This strategy is efficient for B-trees, which are already ordered by the primary key, and hence, you do not need a sort-by clause in this query.

  • Heap like Oracle, PostgreSQL: Fivetran does the initial sync more complicatedly, where the small to medium tables are synced with a single SELECT query. For larger tables, the data is broken down into more manageable blocks and in order of the data being added to the database. Then, the different blocks are synced in chronological order.

Excluding Source Data

If you want to exclude some sources from your database and do not want to sync them, you could exclude the tables, schema, or columns on the Fivetran dashboard. You could also change the permissions on the Fivetran user in the source database, which would restrict access to those schemas and tables.

Check Initial Sync Progress

You should monitor the progress of the initial sync using the “Log” tab on the Fivetran dashboard. There you can: 

  • Check the recent log records so that the progress of the table imports can be tracked.

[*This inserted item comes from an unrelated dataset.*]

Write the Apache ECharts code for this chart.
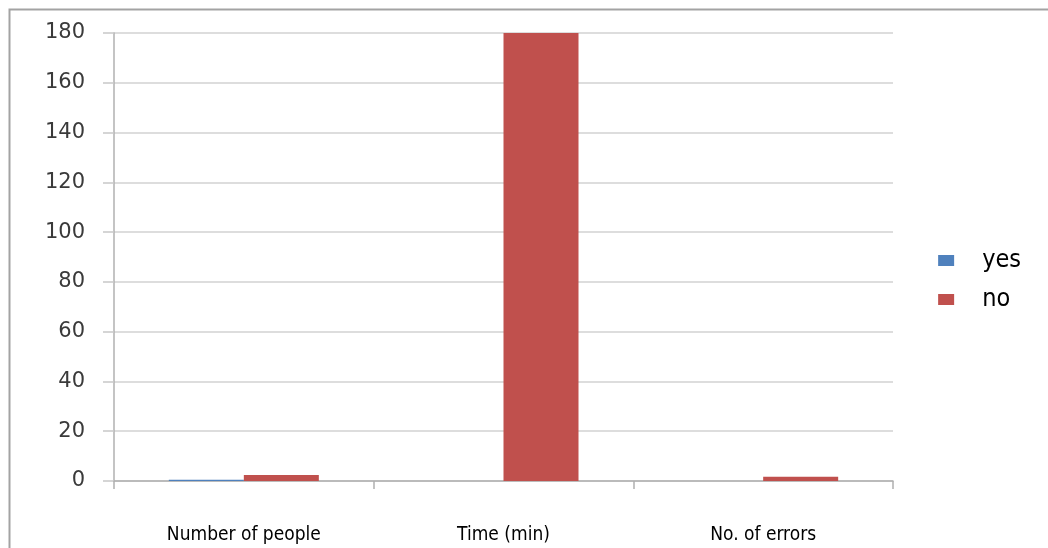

    • “Not Started” means the tables have not been imported yet.

    • “Completed” means that those tables have been imported.

  • Check the previous log records to track the sync progress.

Transformation and Mapping Overview

Like any other Cloud API connection, Fivetran syncs as many source schema and tables as possible with the help of the setup and configuration given. Fivetran database connectors do one-to-one mapping of the source schema and tables to the destination schema and tables. 

Columns are also mapped similarly unless the source datatype is not supported in the destination. Then, it is transformed into a data type that is supported and most similar to the one in the source database.

Loading Schemas and Tables

Fivetran allows one database connector to replicate multiple schemas, including the underlying tables. They are stored in the same logical schema or table hierarchy as it is stored in your source database. You can add a prefix of your choice to each of the schemas in the destination of the data.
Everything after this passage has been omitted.